We Got Dragged by an Instagram Scam Email.

I went into the spam folder on our email the other day (an email I’d sent to myself wasn’t coming through, and let me tell you right now, Gmail, if you’re reading this, I AM NOT SPAM) and found the following:

Hey, thebarkingcrow!

OK, I‘ve always wanted to be Instagram-”big”, too.

If you are like me, you have trawled Instagram, thinking “how do so many darn people on Instagram get so rich and famous”?

Picture this: You arise early in the morning, even before your alarm goes off.

You pull out your phone.

Flipping to Instagram.

Whoaaa, you think, Over 561 likes on one picture.

Heading to the kitchen, you put the kettle on for some coffee and glance at your Instagram while you wait.

Bam! Another 77 likes.

And here comes another message. It is from one of your followers asking about your workout regime, and congratulating you on your third official month of practicing yoga.

The kettle blows and you pour your tea. When you flip out your phone, there is another message–this time from a young girl–thanking you for posting. She follows you religiously and your’e an inspiration.

Within minutes, your cell buzzes AGAIN.

Oops, another message. But no time to hit them back—you’ve got to hit the gym.
Anyways, you get the point. This is the life of an Instagram celebrity. I should know, because I’ve made many of them.

I’m here to show you how to take the reigns of your Instagram.
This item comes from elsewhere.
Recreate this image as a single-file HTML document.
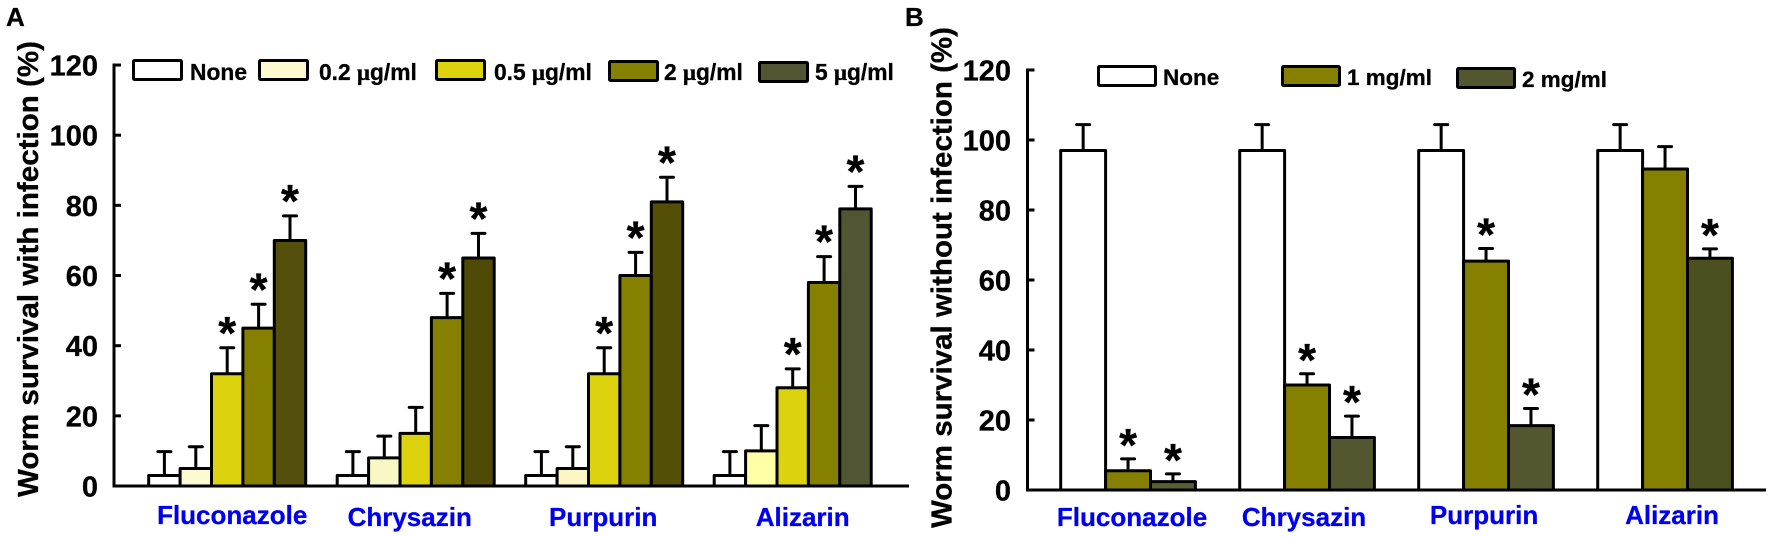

I gotta say … you only have 45 followers… which is not bad, but it is not going to get you any attention. And with only around 0 likes per media item, let’s just say you’ve got a lot of space for improvement.

It is not difficult to do, although almost no one does. Just check out (REDACTED). There, you’ll learn how to garner Instagram followers and likes like mad…without even trying.

Automagically see tons of likes on your images just minutes after posting.

If you’re anything like our other clients, you’ll have a great chance of hitting the “Top Post” section in a very short time.

This is all great, but you’ve really got to put in the work to make it happen. OK, you got me, it’s not real work.
1. Click (REDACTED)
2. Plug in your Instagram username.
3. 10 – 15 likes will be sent to your 3 most recent uploads. Just like that.

Being a everyday name on that page will accelerate your growth 10x, easy. But if you want the fame, you’ve got to reach for it. Are you ready?

See you on the flipside,

Jessamine

Reactions:

1. Yeah, we don’t have a lot of Instagram followers. You can help change that. @thebarkingcrow. But also, who are you to judge, Jessamine? You of the email address “lilpeepington1996”? It’s not a high priority right now, ok?!
2. How did she know I’m a tea guy?
3. I do not want to work out.
4. I do think “Whoaaa” a lot.
5. Give me examples of the Instagram celebrities you’ve made, Jessamine. Is one of them Poorly Drawn Lines? Because that’s my favorite Instagram account. One of my favorite works of art, if we’re being honest.
6. If I wake up before my alarm goes off, it’s because I need to make use of the toilet in some way, shape, or form. Or it’s because I’m hungover. Or both. The latter often brings the former. Anyway, none of those are good feelings. I’m not clicking your dumb link, Jessamine—let me maintain a responsible level of toilet use and drinking!
7. This sounds like an unhealthy degree of attachment to my phone. I’ve been trying to cut back on screen time already. Don’t tell me it’s to be desired, Jessamine.
8. If The Barking Crow ever receives a message from a young girl telling us we’re an inspiration and that she follows us religiously, my initial reaction will probably be concern for her well-being.